MATERIAL SHOWN:
::::::::
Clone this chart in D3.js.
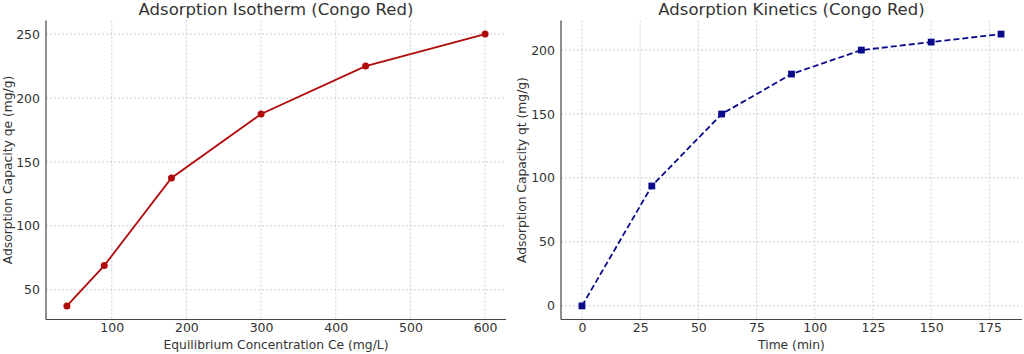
<!DOCTYPE html>
<html>
<head>
<meta charset="utf-8">
<script src="https://cdn.jsdelivr.net/npm/d3@7"></script>
<style>
  body { margin: 0; background: #fff; }
  svg { font-family: "DejaVu Sans", sans-serif; }
  .grid line { stroke: #cccccc; stroke-dasharray: 2,2; stroke-width: 0.9; }
  .spine { stroke: #444; stroke-width: 1.2; }
</style>
</head>
<body>
<svg id="chart" width="1024" height="354"></svg>
<script>
// isotherm data
var ceValues = [40, 90, 180, 300, 440, 600];
var qeValues = [37.5, 69, 137.5, 187.5, 225, 250];
var isoXTicks = [100, 200, 300, 400, 500, 600];
var isoYTicks = [50, 100, 150, 200, 250];

// kinetics data
var timeValues = [0, 30, 60, 90, 120, 150, 180];
var qtValues = [0, 93.75, 150, 181.25, 200, 206.25, 212.5];
var kinXTicks = [0, 25, 50, 75, 100, 125, 150, 175];
var kinYTicks = [0, 50, 100, 150, 200];

var svg = d3.select('#chart');

function pad(ext) {
  var m = (ext[1] - ext[0]) * 0.05;
  return [ext[0] - m, ext[1] + m];
}

function drawPanel(opt) {
  var g = svg.append('g');
  var x = d3.scaleLinear().domain(pad(d3.extent(opt.xs))).range([opt.left, opt.right]);
  var y = d3.scaleLinear().domain(pad(d3.extent(opt.ys))).range([opt.bottom, opt.top]);

  // grid
  var grid = g.append('g').attr('class', 'grid');
  grid.selectAll('.gx').data(opt.xTicks).enter().append('line')
    .attr('x1', d => x(d)).attr('x2', d => x(d))
    .attr('y1', opt.top).attr('y2', opt.bottom);
  grid.selectAll('.gy').data(opt.yTicks).enter().append('line')
    .attr('y1', d => y(d)).attr('y2', d => y(d))
    .attr('x1', opt.left).attr('x2', opt.right);

  // axes (no tick marks)
  g.append('g').attr('transform', 'translate(0,' + opt.bottom + ')')
    .call(d3.axisBottom(x).tickValues(opt.xTicks).tickSize(0).tickPadding(4))
    .call(a => a.select('.domain').remove());
  g.append('g').attr('transform', 'translate(' + opt.left + ',0)')
    .call(d3.axisLeft(y).tickValues(opt.yTicks).tickSize(0).tickPadding(6))
    .call(a => a.select('.domain').remove());
  g.selectAll('.tick text')
    .style('font-family', '"DejaVu Sans", sans-serif')
    .style('font-size', '12.5px')
    .style('fill', '#333');

  g.append('line').attr('class', 'spine')
    .attr('x1', opt.left).attr('x2', opt.left).attr('y1', opt.top).attr('y2', opt.bottom);
  g.append('line').attr('class', 'spine')
    .attr('x1', opt.left).attr('x2', opt.right).attr('y1', opt.bottom).attr('y2', opt.bottom);

  // line
  var pts = opt.xs.map((v, i) => [v, opt.ys[i]]);
  g.append('path').datum(pts)
    .attr('fill', 'none')
    .attr('stroke', opt.color)
    .attr('stroke-width', 1.8)
    .attr('stroke-dasharray', opt.dash || null)
    .attr('d', d3.line().x(d => x(d[0])).y(d => y(d[1])));

  if (opt.marker === 'circle') {
    g.selectAll('.pt').data(pts).enter().append('circle')
      .attr('cx', d => x(d[0])).attr('cy', d => y(d[1])).attr('r', 3.5)
      .attr('fill', opt.color);
  } else {
    g.selectAll('.pt').data(pts).enter().append('rect')
      .attr('x', d => x(d[0]) - 3.4).attr('y', d => y(d[1]) - 3.4)
      .attr('width', 6.8).attr('height', 6.8)
      .attr('fill', opt.color);
  }

  // titles
  g.append('text')
    .attr('x', (opt.left + opt.right) / 2).attr('y', 15)
    .attr('text-anchor', 'middle').attr('font-size', 16.5).attr('fill', '#333')
    .text(opt.title);
  g.append('text')
    .attr('x', (opt.left + opt.right) / 2).attr('y', 349)
    .attr('text-anchor', 'middle').attr('font-size', 12.3).attr('fill', '#333')
    .text(opt.xLabel);
  g.append('text')
    .attr('transform', 'translate(' + opt.yLabelX + ',' + ((opt.top + opt.bottom) / 2) + ') rotate(-90)')
    .attr('text-anchor', 'middle').attr('font-size', 12.3).attr('fill', '#333')
    .text(opt.yLabel);
}

drawPanel({
  xs: ceValues, ys: qeValues, xTicks: isoXTicks, yTicks: isoYTicks,
  left: 46, right: 506, top: 20.5, bottom: 319.5,
  color: '#b00a0a', marker: 'circle',
  title: 'Adsorption Isotherm (Congo Red)',
  xLabel: 'Equilibrium Concentration Ce (mg/L)',
  yLabel: 'Adsorption Capacity qe (mg/g)', yLabelX: 12
});

drawPanel({
  xs: timeValues, ys: qtValues, xTicks: kinXTicks, yTicks: kinYTicks,
  left: 561, right: 1022, top: 20.5, bottom: 319.5,
  color: '#0a0a8c', marker: 'square', dash: '6,3',
  title: 'Adsorption Kinetics (Congo Red)',
  xLabel: 'Time (min)',
  yLabel: 'Adsorption Capacity qt (mg/g)', yLabelX: 526
});
</script>
</body>
</html>
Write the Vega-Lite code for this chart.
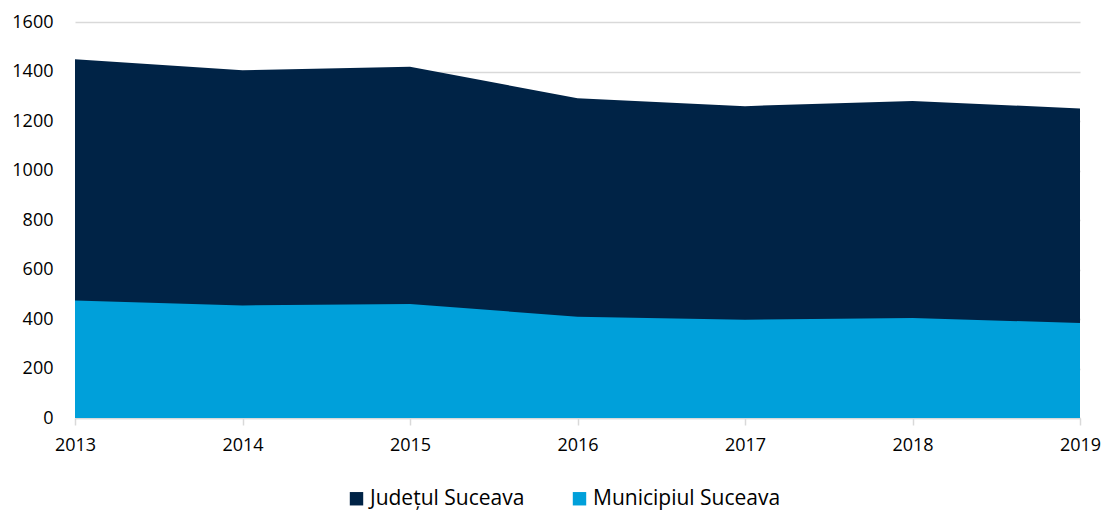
{
  "$schema": "https://vega.github.io/schema/vega-lite/v6.json",
  "width": 1005,
  "height": 396,
  "autosize": "none",
  "padding": {"left": 75, "top": 22, "right": 24, "bottom": 93},
  "background": "white",
  "config": {
    "view": {"stroke": null},
    "font": "Open Sans",
    "axis": {"labelFont": "Open Sans", "labelFontSize": 18, "labelColor": "#000000"},
    "legend": {"labelFont": "Open Sans", "labelFontSize": 21, "labelColor": "#000000"}
  },
  "data": {
    "values": [
      {"year": 2013, "series": "Județul Suceava", "value": 1449},
      {"year": 2014, "series": "Județul Suceava", "value": 1405},
      {"year": 2015, "series": "Județul Suceava", "value": 1419},
      {"year": 2016, "series": "Județul Suceava", "value": 1292},
      {"year": 2017, "series": "Județul Suceava", "value": 1260},
      {"year": 2018, "series": "Județul Suceava", "value": 1281},
      {"year": 2019, "series": "Județul Suceava", "value": 1251},
      {"year": 2013, "series": "Municipiul Suceava", "value": 475},
      {"year": 2014, "series": "Municipiul Suceava", "value": 455},
      {"year": 2015, "series": "Municipiul Suceava", "value": 461},
      {"year": 2016, "series": "Municipiul Suceava", "value": 409},
      {"year": 2017, "series": "Municipiul Suceava", "value": 397},
      {"year": 2018, "series": "Municipiul Suceava", "value": 404},
      {"year": 2019, "series": "Municipiul Suceava", "value": 384}
    ]
  },
  "encoding": {
    "x": {
      "field": "year",
      "type": "quantitative",
      "scale": {"domain": [2013, 2019], "nice": false, "zero": false},
      "axis": {
        "title": null,
        "values": [2013, 2014, 2015, 2016, 2017, 2018, 2019],
        "format": "d",
        "grid": false,
        "domainColor": "#d9d9d9",
        "domainWidth": 1.5,
        "tickColor": "#d9d9d9",
        "tickSize": 7,
        "tickWidth": 1.5,
        "labelPadding": 11,
        "labelFlush": false
      }
    },
    "y": {
      "field": "value",
      "type": "quantitative",
      "scale": {"domain": [0, 1600], "nice": false},
      "axis": {
        "title": null,
        "values": [0, 200, 400, 600, 800, 1000, 1200, 1400, 1600],
        "format": "d",
        "domain": false,
        "ticks": false,
        "gridColor": "#d9d9d9",
        "gridWidth": 1.5,
        "labelPadding": 22
      }
    },
    "color": {
      "field": "series",
      "type": "nominal",
      "scale": {
        "domain": ["Județul Suceava", "Municipiul Suceava"],
        "range": ["#002346", "#00A0DA"]
      },
      "legend": {
        "title": null,
        "orient": "none",
        "direction": "horizontal",
        "legendX": 271,
        "legendY": 466,
        "symbolType": "square",
        "symbolSize": 180,
        "symbolOpacity": 1,
        "symbolStrokeWidth": 0,
        "columnPadding": 44,
        "labelOffset": 3,
        "labelLimit": 400
      }
    }
  },
  "layer": [
    {
      "transform": [{"filter": "datum.series === 'Județul Suceava'"}],
      "mark": {"type": "area", "opacity": 1}
    },
    {
      "transform": [{"filter": "datum.series === 'Municipiul Suceava'"}],
      "mark": {"type": "area", "opacity": 1}
    }
  ]
}
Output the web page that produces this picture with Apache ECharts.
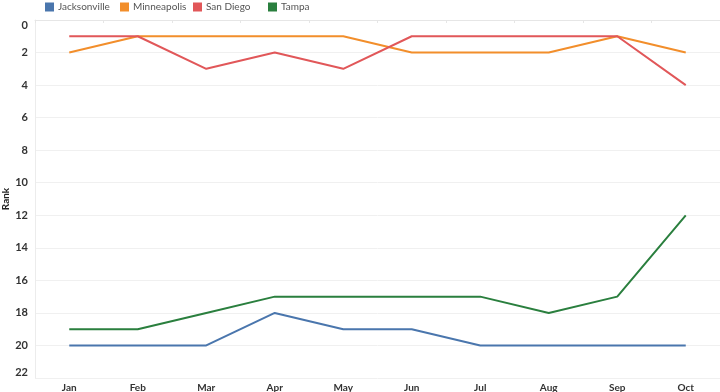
<!DOCTYPE html>
<html>
<head>
<meta charset="utf-8">
<script src="https://cdn.jsdelivr.net/npm/echarts@6/dist/echarts.min.js"></script>
<style>html,body{margin:0;padding:0;background:#fff;}#c{width:720px;height:392px;}</style>
</head>
<body>
<div id="c"></div>
<script>
const categories = ['Jan','Feb','Mar','Apr','May','Jun','Jul','Aug','Sep','Oct'];
const jacksonville = [20,20,20,18,19,19,20,20,20,20];
const minneapolis = [2,1,1,1,1,2,2,2,1,2];
const sanDiego = [1,1,3,2,3,1,1,1,1,4];
const tampa = [19,19,18,17,17,17,17,18,17,12];
const seriesNames = ['Jacksonville','Minneapolis','San Diego','Tampa'];
const colors = ['#4a76ad','#f28e2b','#e15759','#2a7f3e'];
const legendLefts = [45,120,193,268];

const chart = echarts.init(document.getElementById('c'));
const mk = (name, data, i) => ({
  name, type: 'line', data, symbol: 'none', smooth: false,
  lineStyle: {width: 2, color: colors[i]}, itemStyle: {color: colors[i]}
});
chart.setOption({
  animation: false,
  legend: seriesNames.map((n, i) => ({
    left: legendLefts[i], top: 2, padding: 0, itemWidth: 9, itemHeight: 9, itemGap: 3, icon: 'rect',
    textStyle: {fontSize: 10, color: '#555', fontFamily: 'Lato', padding: [0,0,0,-1]},
    data: [n]
  })),
  grid: {left: 35, right: 0, top: 20, bottom: 14, outerBoundsMode: 'none', containLabel: false},
  xAxis: {
    type: 'category', data: categories, boundaryGap: true,
    axisLine: {lineStyle: {color: '#e6e6e6'}},
    axisTick: {show: true, lineStyle: {color: '#e6e6e6'}, length: 3},
    axisLabel: {fontSize: 10, fontWeight: 'bold', color: '#333', margin: 5, fontFamily: 'Lato'}
  },
  yAxis: {
    type: 'value', inverse: true, min: 0, max: 22, interval: 2,
    name: 'Rank', nameLocation: 'middle', nameRotate: 90, nameGap: 24, nameMoveOverlap: false,
    nameTextStyle: {fontSize: 10, fontWeight: 'bold', color: '#222', fontFamily: 'Lato'},
    axisLine: {show: true, lineStyle: {color: '#ececec'}},
    axisTick: {show: false},
    splitLine: {lineStyle: {color: '#f0f0f0'}},
    axisLabel: {fontSize: 11, fontWeight: 'bold', color: '#333', margin: 7, fontFamily: 'Lato',
      verticalAlignMinLabel: 'top', verticalAlignMaxLabel: 'bottom'}
  },
  series: [
    mk('Jacksonville', jacksonville, 0),
    mk('Minneapolis', minneapolis, 1),
    mk('San Diego', sanDiego, 2),
    mk('Tampa', tampa, 3)
  ]
});
</script>
</body>
</html>
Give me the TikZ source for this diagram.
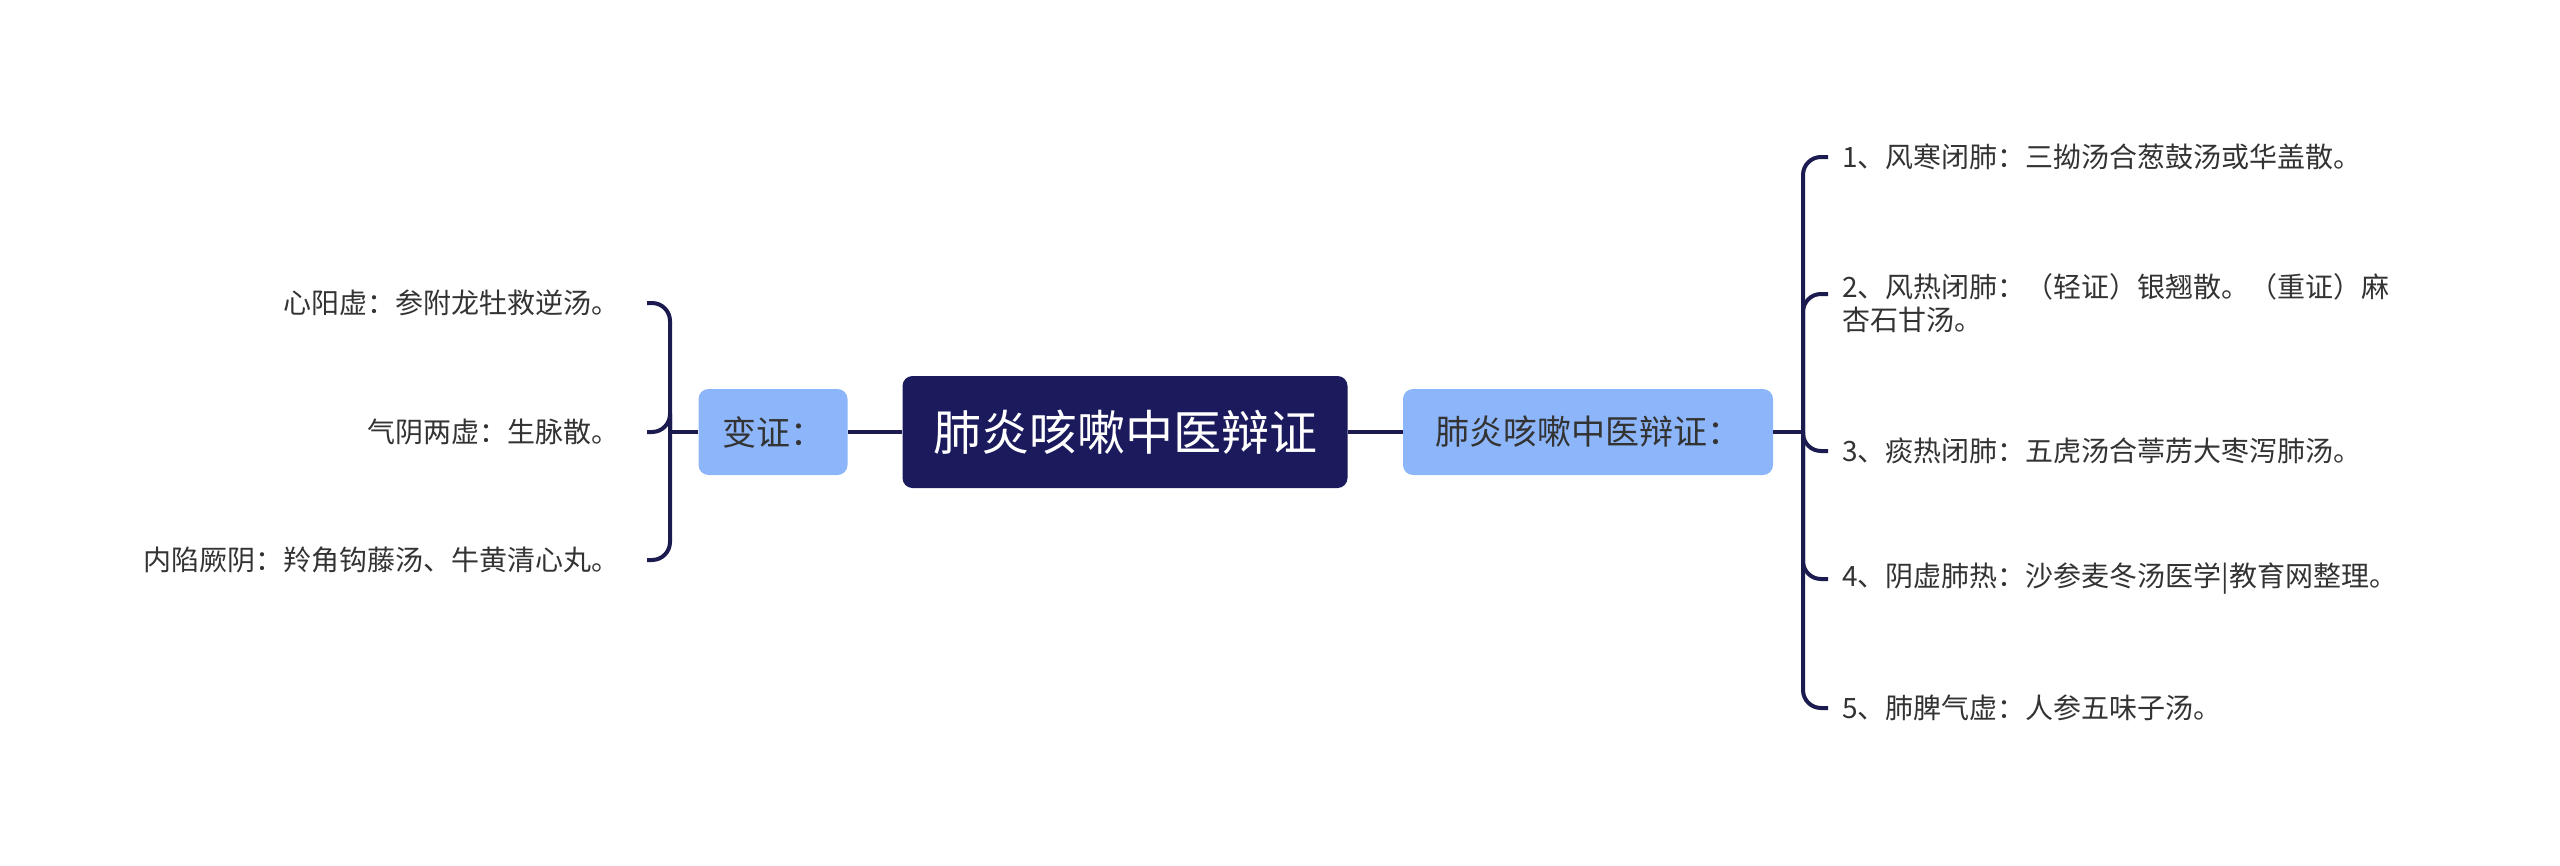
\documentclass[tikz,border=0pt]{standalone}
\usepackage{fontspec}
\newfontfamily\cjk{Noto Sans CJK SC}
\definecolor{navy}{HTML}{1B1A5C}
\definecolor{lightblue}{HTML}{8DB6FA}
\definecolor{linecol}{HTML}{1B1B50}
\definecolor{txt}{HTML}{333333}

\begin{document}
\begin{tikzpicture}[x=1pt,y=-1pt,
    rootbox/.style={fill=navy, rounded corners=10pt, text=white, minimum width=445pt, minimum height=112pt, font=\cjk\fontsize{48}{56}\selectfont},
    subbox/.style={fill=lightblue, rounded corners=10pt, text=txt, minimum height=86pt, font=\cjk\fontsize{34}{40}\selectfont},
    leaf/.style={text=txt, inner ysep=0pt, align=left, font=\cjk\fontsize{28}{33}\selectfont},
    rleaf/.style={leaf, anchor=west, inner xsep=14pt},
    lleaf/.style={leaf, anchor=east, inner xsep=27pt},
    link/.style={draw=linecol, line width=4pt},
    branchlink/.style={link, rounded corners=18pt}]
    \useasboundingbox (0,0) rectangle (2560,865);

    \node[rootbox] (root) at (1125,432) {肺炎咳嗽中医辩证};
    \node[subbox, minimum width=370pt] (rmain) at (1588,432) {肺炎咳嗽中医辩证：};
    \node[subbox, minimum width=149pt] (lmain) at (773,432) {变证：};

    \node[rleaf] (r1) at (1828,157) {1、风寒闭肺：三拗汤合葱鼓汤或华盖散。};
    \node[rleaf] (r2) at (1828,303) {2、风热闭肺：（轻证）银翘散。（重证）麻\\杏石甘汤。};
    \node[rleaf] (r3) at (1828,451) {3、痰热闭肺：五虎汤合葶苈大枣泻肺汤。};
    \node[rleaf] (r4) at (1828,579) {4、阴虚肺热：沙参麦冬汤医学|教育网整理。};
    \node[rleaf] (r5) at (1828,708) {5、肺脾气虚：人参五味子汤。};

    \node[lleaf] (l1) at (647,303) {心阳虚：参附龙牡救逆汤。};
    \node[lleaf] (l2) at (647,432) {气阴两虚：生脉散。};
    \node[lleaf] (l3) at (647,560) {内陷厥阴：羚角钩藤汤、牛黄清心丸。};

    \coordinate (jr) at (1803,432);
    \coordinate (jl) at (670,432);

    \draw[link] (root.east) -- (rmain.west);
    \draw[link] (root.west) -- (lmain.east);
    \draw[link] (rmain.east) -- (jr);
    \draw[link] (lmain.west) -- (jl);

    \draw[branchlink] (jr) |- (r1.west);
    \draw[branchlink] (jr) |- ([yshift=9pt]r2.west);
    \draw[branchlink] (jr) |- (r3.west);
    \draw[branchlink] (jr) |- (r4.west);
    \draw[branchlink] (jr) |- (r5.west);

    \draw[branchlink] (jl) |- (l1.east);
    \draw[branchlink] (jl) |- (l2.east);
    \draw[branchlink] (jl) |- (l3.east);
\end{tikzpicture}
\end{document}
::::::::
SHORT PROBLEM: Copy word for word only the lines above from the one with "Output the web" through the one with "const legendLefts = [45,120,193,268];". Leave pictures out.

ANSWER IN FULL:
Output the web page that produces this picture with Apache ECharts.
<!DOCTYPE html>
<html>
<head>
<meta charset="utf-8">
<script src="https://cdn.jsdelivr.net/npm/echarts@6/dist/echarts.min.js"></script>
<style>html,body{margin:0;padding:0;background:#fff;}#c{width:720px;height:392px;}</style>
</head>
<body>
<div id="c"></div>
<script>
const categories = ['Jan','Feb','Mar','Apr','May','Jun','Jul','Aug','Sep','Oct'];
const jacksonville = [20,20,20,18,19,19,20,20,20,20];
const minneapolis = [2,1,1,1,1,2,2,2,1,2];
const sanDiego = [1,1,3,2,3,1,1,1,1,4];
const tampa = [19,19,18,17,17,17,17,18,17,12];
const seriesNames = ['Jacksonville','Minneapolis','San Diego','Tampa'];
const colors = ['#4a76ad','#f28e2b','#e15759','#2a7f3e'];
const legendLefts = [45,120,193,268];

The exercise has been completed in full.